The only adjustment that Teofimo Lopez Jr. is expected to make is adding five pounds to his frame.

That was the common takeaway among the team following Lopez’s first career defeat, a stunning split decision in favor of George Kambosos Jr. (20-0, 10KOs) in their thrilling lineal/WBA/IBF/WBO lightweight championship Saturday evening at Madison Square Garden’s Hulu Theater in New York City. Lopez (16-1, 12KOs) was vocal in the months-long buildup to the fight about it being his last at lightweight, a sentiment his team fully shares to the point of not even thinking about staying at the weight long enough to attempt to avenge the loss.  

“I don’t need no rematch, man. My mistake was leaving my son at 135 for so long,” Teofimo Lopez Sr., Lopez’s father and head trainer told SecondsOut’s ‘Radio’ Rahim after Saturday’s DAZN-streamed main event. “This game, you gotta knock everybody out.
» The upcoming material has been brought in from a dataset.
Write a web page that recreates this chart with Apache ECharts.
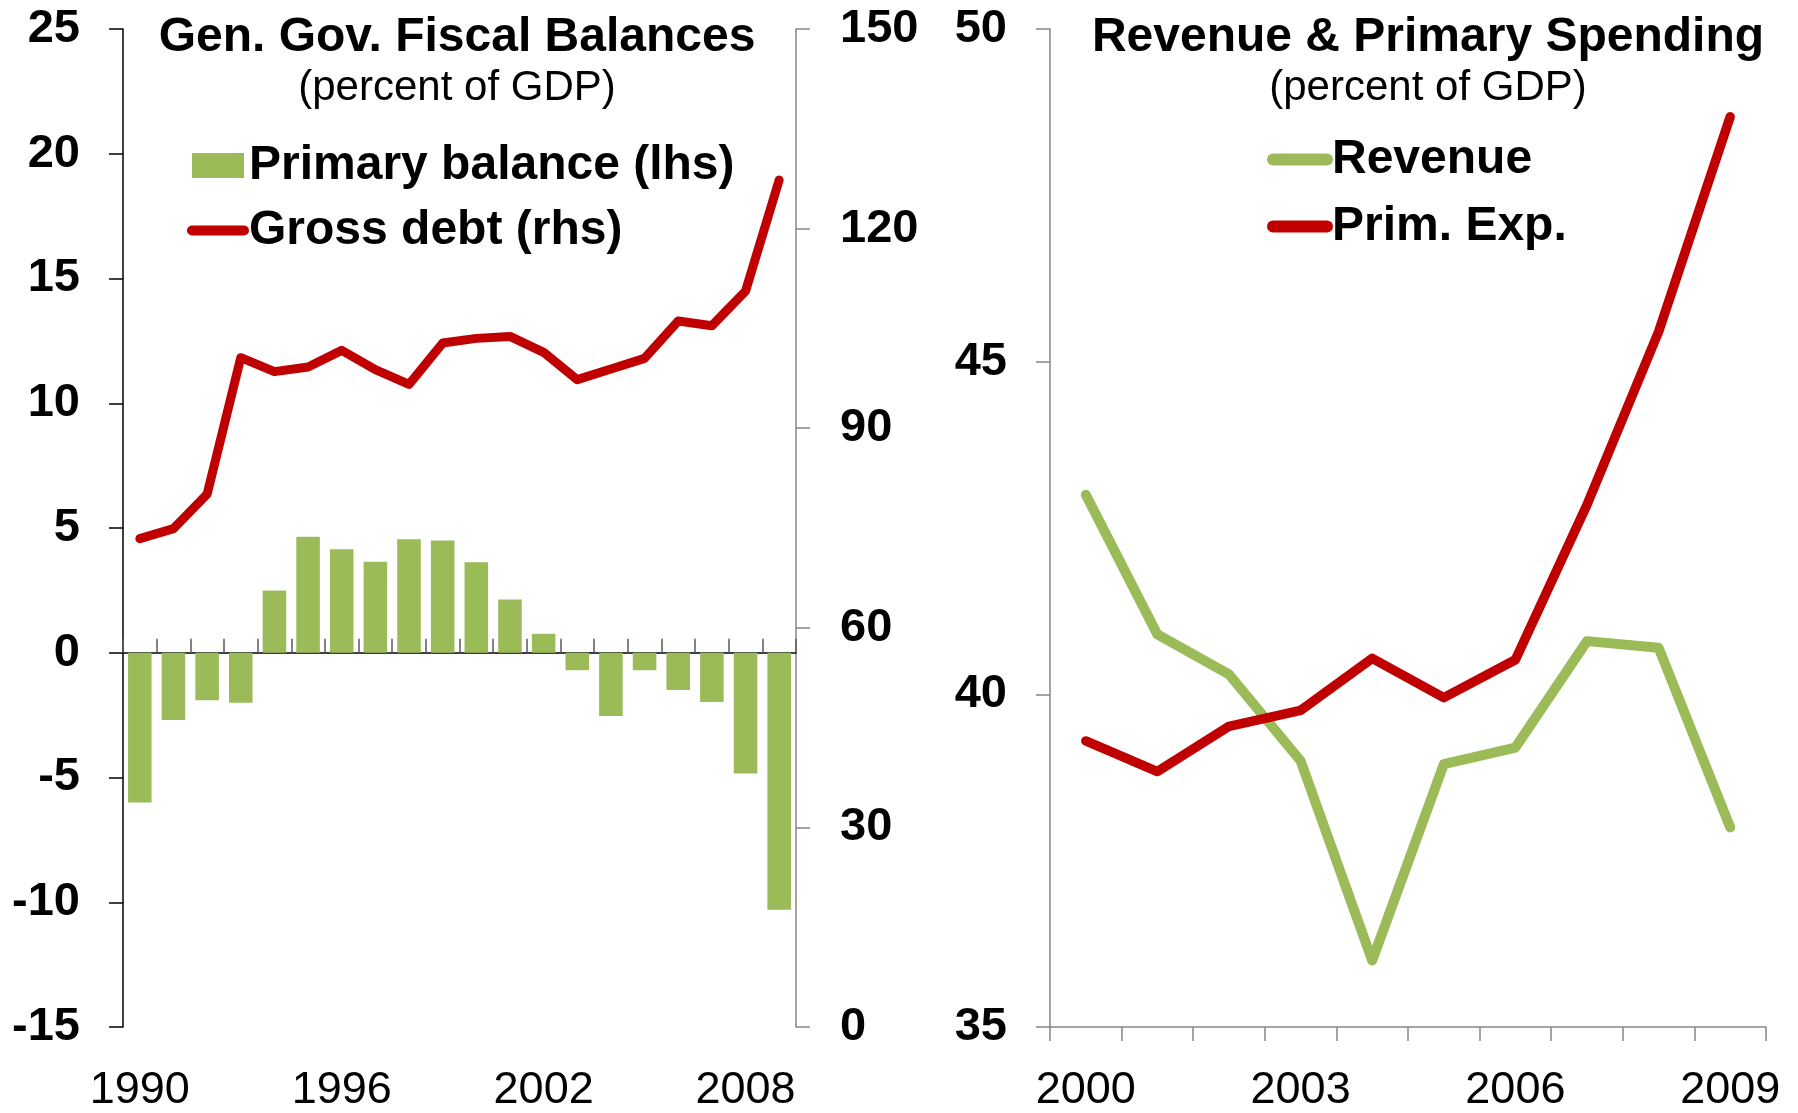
<!DOCTYPE html>
<html>
<head>
<meta charset="utf-8">
<title>Fiscal balances and primary spending</title>
<script src="https://cdn.jsdelivr.net/npm/echarts@6/dist/echarts.min.js"></script>
<style>
  html, body { margin: 0; padding: 0; background: #ffffff; }
  #chart { width: 1798px; height: 1113px; }
</style>
</head>
<body>
<div id="chart"></div>
<script>
// ---- Left panel: general government fiscal balances (percent of GDP) ----
const balanceYears = ['1990','1991','1992','1993','1994','1995','1996','1997','1998','1999',
                      '2000','2001','2002','2003','2004','2005','2006','2007','2008','2009'];
const primaryBalance = [-6.0, -2.7, -1.9, -2.0, 2.5, 4.65, 4.15, 3.65, 4.55, 4.5,
                        3.63, 2.13, 0.76, -0.7, -2.54, -0.7, -1.49, -1.97, -4.84, -10.3];
const grossDebt = [73.4, 74.9, 80.1, 100.6, 98.5, 99.2, 101.7, 98.8, 96.6, 102.8,
                   103.5, 103.8, 101.4, 97.3, 98.9, 100.5, 106.1, 105.4, 110.6, 127.3];
const lhsTicks = { min: -15, max: 25, step: 5 };
const rhsTicks = { min: 0, max: 150, step: 30 };

// ---- Right panel: revenue and primary spending (percent of GDP) ----
const spendYears = ['2000','2001','2002','2003','2004','2005','2006','2007','2008','2009'];
const revenue = [43.0, 40.9, 40.3, 39.0, 36.0, 38.95, 39.2, 40.8, 40.7, 38.0];
const primExp = [39.3, 38.84, 39.52, 39.76, 40.54, 39.95, 40.52, 42.85, 45.45, 48.68];
const spendTicks = { min: 35, max: 50, step: 5 };

const GREEN = '#9BBB59';
const RED = '#C00000';
const FONT = '"Liberation Sans", Arial, sans-serif';
const GREY_AXIS = '#868686';

const chart = echarts.init(document.getElementById('chart'), null, { renderer: 'canvas' });

// value labels are nudged down a little so the digits sit centred on their ticks
const boldLabel = { fontFamily: FONT, fontWeight: 'bold', fontSize: 47, color: '#000', padding: [7, 0, 0, 0] };
const yearLabel = { fontFamily: FONT, fontSize: 45, color: '#000' };
const legendText = { fontFamily: FONT, fontWeight: 'bold', fontSize: 48, lineHeight: 48, color: '#000', padding: [7, 0, 0, 0] };

const option = {
  animation: false,
  backgroundColor: '#ffffff',
  grid: [
    { left: 123, top: 29, width: 673, height: 1003 },
    { left: 1050, top: 29, width: 716, height: 1003 }
  ],
  graphic: [
    { type: 'text', x: 457, y: 37.5, style: { text: 'Gen. Gov. Fiscal Balances', align: 'center', verticalAlign: 'middle',
        font: 'bold 48px ' + FONT, fill: '#000' } },
    { type: 'text', x: 457, y: 88.5, style: { text: '(percent of GDP)', align: 'center', verticalAlign: 'middle',
        font: '42px ' + FONT, fill: '#000' } },
    { type: 'text', x: 1428, y: 37.5, style: { text: 'Revenue & Primary Spending', align: 'center', verticalAlign: 'middle',
        font: 'bold 48px ' + FONT, fill: '#000' } },
    { type: 'text', x: 1428, y: 88.5, style: { text: '(percent of GDP)', align: 'center', verticalAlign: 'middle',
        font: '42px ' + FONT, fill: '#000' } }
  ],
  legend: [
    {
      orient: 'vertical', left: 182, top: 133, itemWidth: 52, itemHeight: 25, itemGap: 10,
      selectedMode: false,
      textStyle: legendText,
      lineStyle: { width: 10, cap: 'round' },
      data: [
        { name: 'Primary balance (lhs)', icon: 'rect' },
        { name: 'Gross debt (rhs)', itemStyle: { color: 'rgba(0,0,0,0)', borderWidth: 0 } }
      ]
    },
    {
      orient: 'vertical', left: 1262, top: 127, itemWidth: 54, itemHeight: 25, itemGap: 12,
      selectedMode: false,
      textStyle: legendText,
      lineStyle: { width: 12, cap: 'round' },
      data: [
        { name: 'Revenue', itemStyle: { color: 'rgba(0,0,0,0)', borderWidth: 0 } },
        { name: 'Prim. Exp.', itemStyle: { color: 'rgba(0,0,0,0)', borderWidth: 0 } }
      ]
    }
  ],
  xAxis: [
    // year labels along the bottom of the left panel
    {
      type: 'category', gridIndex: 0, data: balanceYears, position: 'bottom',
      axisLine: { show: false, onZero: false },
      axisTick: { show: false },
      axisLabel: Object.assign({ interval: 5, margin: 41 }, yearLabel),
      splitLine: { show: false }
    },
    // zero line with category ticks
    {
      type: 'category', gridIndex: 0, data: balanceYears,
      axisLine: { show: true, onZero: true, onZeroAxisIndex: 0, lineStyle: { color: '#000', width: 1.5 } },
      axisTick: { show: true, interval: 0, inside: false, length: 14, lineStyle: { color: '#595959', width: 1.5 } },
      axisLabel: { show: false },
      splitLine: { show: false }
    },
    {
      type: 'category', gridIndex: 1, data: spendYears,
      axisLine: { show: true, onZero: false, lineStyle: { color: GREY_AXIS, width: 1.5 } },
      axisTick: { show: true, interval: 0, length: 14, lineStyle: { color: GREY_AXIS, width: 1.5 } },
      axisLabel: Object.assign({ interval: 2, margin: 41 }, yearLabel),
      splitLine: { show: false }
    }
  ],
  yAxis: [
    {
      type: 'value', gridIndex: 0, position: 'left',
      min: lhsTicks.min, max: lhsTicks.max, interval: lhsTicks.step,
      axisLine: { show: true, lineStyle: { color: '#000', width: 1.5 } },
      axisTick: { show: true, length: 14, lineStyle: { color: '#000', width: 1.5 } },
      axisLabel: Object.assign({ margin: 43 }, boldLabel),
      splitLine: { show: false }
    },
    {
      type: 'value', gridIndex: 0, position: 'right',
      min: rhsTicks.min, max: rhsTicks.max, interval: rhsTicks.step,
      axisLine: { show: true, onZero: false, lineStyle: { color: GREY_AXIS, width: 1.5 } },
      axisTick: { show: true, length: 14, lineStyle: { color: GREY_AXIS, width: 1.5 } },
      axisLabel: Object.assign({ margin: 44 }, boldLabel),
      splitLine: { show: false }
    },
    {
      type: 'value', gridIndex: 1, position: 'left',
      min: spendTicks.min, max: spendTicks.max, interval: spendTicks.step,
      axisLine: { show: true, onZero: false, lineStyle: { color: GREY_AXIS, width: 1.5 } },
      axisTick: { show: true, length: 14, lineStyle: { color: GREY_AXIS, width: 1.5 } },
      axisLabel: Object.assign({ margin: 43 }, boldLabel),
      splitLine: { show: false }
    }
  ],
  series: [
    {
      name: 'Primary balance (lhs)', type: 'bar', xAxisIndex: 0, yAxisIndex: 0,
      data: primaryBalance, barCategoryGap: '30%',
      itemStyle: { color: GREEN }
    },
    {
      name: 'Gross debt (rhs)', type: 'line', xAxisIndex: 0, yAxisIndex: 1,
      data: grossDebt, symbol: 'none', z: 5,
      lineStyle: { color: RED, width: 9, cap: 'round', join: 'round' },
      itemStyle: { color: RED }
    },
    {
      name: 'Revenue', type: 'line', xAxisIndex: 2, yAxisIndex: 2,
      data: revenue, symbol: 'none',
      lineStyle: { color: GREEN, width: 10, cap: 'round', join: 'round' },
      itemStyle: { color: GREEN }
    },
    {
      name: 'Prim. Exp.', type: 'line', xAxisIndex: 2, yAxisIndex: 2,
      data: primExp, symbol: 'none',
      lineStyle: { color: RED, width: 9.5, cap: 'round', join: 'round' },
      itemStyle: { color: RED }
    }
  ]
};

chart.setOption(option);
</script>
</body>
</html>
If you don’t knock everyone out, this is what happens. It was a complete robbery.

“We dictated the fight from the beginning aggressively. Everyone in the world knows what happened. Everyone is saying he won the fight 9-3, 10-2. The whole arena saw it, and it was just disgusting. I can’t believe what they did to us.  But you know what? They just saved us.”
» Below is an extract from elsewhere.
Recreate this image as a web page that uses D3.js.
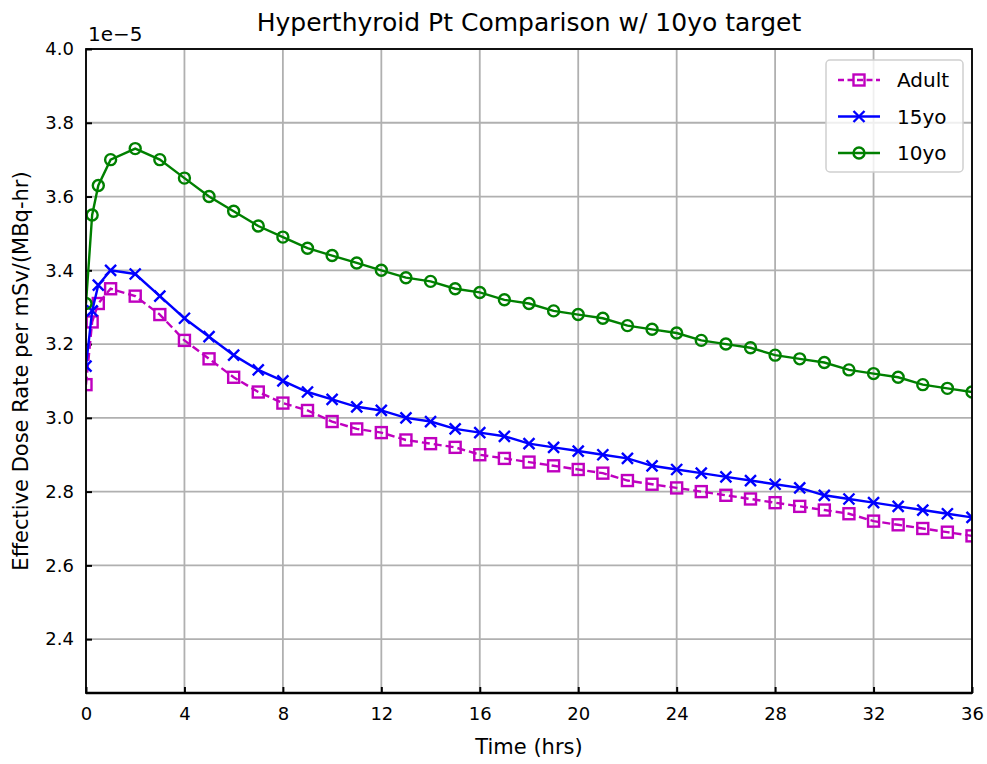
<!DOCTYPE html>
<html>
<head>
<meta charset="utf-8">
<script src="https://cdn.jsdelivr.net/npm/d3@7"></script>
<style>
  body { margin: 0; background: #fff; }
  text { font-family: "DejaVu Sans", sans-serif; fill: #000; }
</style>
</head>
<body>
<div id="chart"></div>
<script>
// time points (hrs)
var times = [0, 0.25, 0.5, 1, 2, 3, 4, 5, 6, 7, 8, 9, 10, 11, 12, 13, 14, 15, 16, 17, 18,
  19, 20, 21, 22, 23, 24, 25, 26, 27, 28, 29, 30, 31, 32, 33, 34, 35, 36];

// effective dose rate, x1e-5 mSv/(MBq-hr)
var adult = [3.09, 3.26, 3.31, 3.35, 3.33, 3.28, 3.21, 3.16, 3.11, 3.07, 3.04, 3.02, 2.99, 2.97,
  2.96, 2.94, 2.93, 2.92, 2.90, 2.89, 2.88, 2.87, 2.86, 2.85, 2.83, 2.82, 2.81, 2.80, 2.79,
  2.78, 2.77, 2.76, 2.75, 2.74, 2.72, 2.71, 2.70, 2.69, 2.68];
var yo15 = [3.14, 3.29, 3.36, 3.40, 3.39, 3.33, 3.27, 3.22, 3.17, 3.13, 3.10, 3.07, 3.05, 3.03,
  3.02, 3.00, 2.99, 2.97, 2.96, 2.95, 2.93, 2.92, 2.91, 2.90, 2.89, 2.87, 2.86, 2.85, 2.84,
  2.83, 2.82, 2.81, 2.79, 2.78, 2.77, 2.76, 2.75, 2.74, 2.73];
var yo10 = [3.31, 3.55, 3.63, 3.70, 3.73, 3.70, 3.65, 3.60, 3.56, 3.52, 3.49, 3.46, 3.44, 3.42,
  3.40, 3.38, 3.37, 3.35, 3.34, 3.32, 3.31, 3.29, 3.28, 3.27, 3.25, 3.24, 3.23, 3.21, 3.20,
  3.19, 3.17, 3.16, 3.15, 3.13, 3.12, 3.11, 3.09, 3.08, 3.07];

var xTicks = [0, 4, 8, 12, 16, 20, 24, 28, 32, 36];
var yTicks = [2.4, 2.6, 2.8, 3.0, 3.2, 3.4, 3.6, 3.8, 4.0];
var seriesNames = ["Adult", "15yo", "10yo"];

var w = 987, h = 764;
var pLeft = 86, pRight = 972, pTop = 49, pBottom = 693;

var series = [
  { name: seriesNames[0], values: adult, color: "#bf00bf", marker: "square", dash: "8,4" },
  { name: seriesNames[1], values: yo15, color: "#0000ff", marker: "x", dash: null },
  { name: seriesNames[2], values: yo10, color: "#008000", marker: "circle", dash: null }
];

var svg = d3.select("#chart").append("svg")
  .attr("width", w)
  .attr("height", h);

var xScale = d3.scaleLinear().domain([0, 36]).range([pLeft, pRight]);
var yScale = d3.scaleLinear().domain([2.254, 4.0]).range([pBottom, pTop]);

// grid
svg.append("g")
  .selectAll("line")
  .data(xTicks)
  .enter()
  .append("line")
  .attr("x1", (d) => xScale(d)).attr("x2", (d) => xScale(d))
  .attr("y1", pTop).attr("y2", pBottom)
  .attr("stroke", "#b0b0b0").attr("stroke-width", 1.8);
svg.append("g")
  .selectAll("line")
  .data(yTicks)
  .enter()
  .append("line")
  .attr("x1", pLeft).attr("x2", pRight)
  .attr("y1", (d) => yScale(d)).attr("y2", (d) => yScale(d))
  .attr("stroke", "#b0b0b0").attr("stroke-width", 1.8);

// axes, ticks pointing in
var xAxis = d3.axisBottom(xScale).tickValues(xTicks).tickSize(-6).tickPadding(14)
  .tickFormat(d3.format("d"));
var yAxis = d3.axisLeft(yScale).tickValues(yTicks).tickSize(-6).tickPadding(12)
  .tickFormat(d3.format(".1f"));

var gx = svg.append("g")
  .attr("transform", "translate(0," + pBottom + ")")
  .call(xAxis);
var gy = svg.append("g")
  .attr("transform", "translate(" + pLeft + ",0)")
  .call(yAxis);
[gx, gy].forEach(function(g) {
  g.attr("font-family", "DejaVu Sans");
  g.select(".domain").remove();
  g.selectAll(".tick line").attr("stroke", "#000").attr("stroke-width", 2);
  g.selectAll(".tick text").attr("font-size", 18);
});

// data
svg.append("clipPath").attr("id", "plotclip")
  .append("rect").attr("x", pLeft).attr("y", pTop)
  .attr("width", pRight - pLeft).attr("height", pBottom - pTop);

var line = d3.line()
  .x((d, i) => xScale(times[i]))
  .y((d) => yScale(d));

function drawMarker(g, type, color, cx, cy) {
  if (type === "square") {
    g.append("rect")
      .attr("x", cx - 5.5).attr("y", cy - 5.5)
      .attr("width", 11).attr("height", 11)
      .attr("fill", "none").attr("stroke", color).attr("stroke-width", 2.4);
  } else if (type === "circle") {
    g.append("circle")
      .attr("cx", cx).attr("cy", cy).attr("r", 5.5)
      .attr("fill", "none").attr("stroke", color).attr("stroke-width", 2.4);
  } else {
    g.append("path")
      .attr("d", "M" + (cx - 5.5) + "," + (cy - 5.5) + "L" + (cx + 5.5) + "," + (cy + 5.5) +
        "M" + (cx - 5.5) + "," + (cy + 5.5) + "L" + (cx + 5.5) + "," + (cy - 5.5))
      .attr("stroke", color).attr("stroke-width", 2.4);
  }
}

var plot = svg.append("g").attr("clip-path", "url(#plotclip)");
series.forEach(function(s) {
  var g = plot.append("g");
  g.append("path")
    .datum(s.values)
    .attr("d", line)
    .attr("fill", "none")
    .attr("stroke", s.color)
    .attr("stroke-width", 2.4)
    .attr("stroke-dasharray", s.dash);
  s.values.forEach(function(v, i) {
    drawMarker(g, s.marker, s.color, xScale(times[i]), yScale(v));
  });
});

// frame
svg.append("rect")
  .attr("x", pLeft).attr("y", pTop)
  .attr("width", pRight - pLeft).attr("height", pBottom - pTop)
  .attr("fill", "none").attr("stroke", "#000").attr("stroke-width", 1.8);
svg.append("line")
  .attr("x1", pLeft).attr("x2", pRight).attr("y1", pBottom).attr("y2", pBottom)
  .attr("stroke", "#000").attr("stroke-width", 2.6);

// legend
var lg = svg.append("g").attr("transform", "translate(826,60)");
lg.append("rect")
  .attr("width", 137).attr("height", 112).attr("rx", 4)
  .attr("fill", "rgba(255,255,255,0.8)").attr("stroke", "#d0d0d0").attr("stroke-width", 1.5);
series.forEach(function(s, i) {
  var yy = 20 + i * 36.5;
  lg.append("line")
    .attr("x1", 12).attr("x2", 54).attr("y1", yy).attr("y2", yy)
    .attr("stroke", s.color).attr("stroke-width", 2.4)
    .attr("stroke-dasharray", s.dash ? "6,3.5" : null);
  drawMarker(lg, s.marker, s.color, 33, yy);
  lg.append("text")
    .attr("x", 71).attr("y", yy + 7)
    .attr("font-size", 20)
    .text(s.name);
});

// labels
svg.append("text")
  .attr("x", (pLeft + pRight) / 2).attr("y", 31)
  .attr("text-anchor", "middle").attr("font-size", 25)
  .text("Hyperthyroid Pt Comparison w/ 10yo target");
svg.append("text")
  .attr("x", 88).attr("y", 41)
  .attr("font-size", 20)
  .text("1e\u22125");
svg.append("text")
  .attr("x", (pLeft + pRight) / 2).attr("y", 754)
  .attr("text-anchor", "middle").attr("font-size", 21)
  .text("Time (hrs)");
svg.append("text")
  .attr("transform", "translate(28," + ((pTop + pBottom) / 2) + ") rotate(-90)")
  .attr("text-anchor", "middle").attr("font-size", 21)
  .text("Effective Dose Rate per mSv/(MBq-hr)");
</script>
</body>
</html>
Both fighters were knocked down over the course of the Fight-of-the-Year level war. Brooklyn’s Lopez was dropped by an overhand right late in round one, providing Kambosos with a massive start and preserving that lead all the way through nine rounds.

Lopez rallied to drop the IBF mandatory challenger with a pair of right hands midway through round ten but was unable to close the show. Kambosos rallied to sweep round eleven on all three scorecards in preserving a split decision victory to unseat the defending lightweight champion. Lopez was vocal throughout the months-long buildup of the oft-postponed bout being his last at 135 pounds, having competed at the weight throughout his career and during the final years as an amateur including his representing Honduras in the 2016 Rio Olympics.

Sticking around at the weight—and not anything tactical—was the only thing that went wrong on Saturday, as Lopez and his team see it. Even with the loss, the pre-fight vision remains intact to move up to junior welterweight where they hope to challenge for the undisputed championship.

“We’re gonna go up to 140, we’re gonna get a fight in February and then fight [lineal/WBA/WBC/IBF/WBO champ] Josh Taylor (18-0, 13KOs) in the springtime,” insisted the elder Lopez. “This doesn’t change anything. You know what I’m saying?

“We don’t got to perfect nothing. He’s just been at 135 for too long. He’s been there… since 2016 when he fought in the Olympics. It’s time for him to move up, so he can be stronger and dead all these people. Because you know what? From now on, he’s gonna knock everybody out.”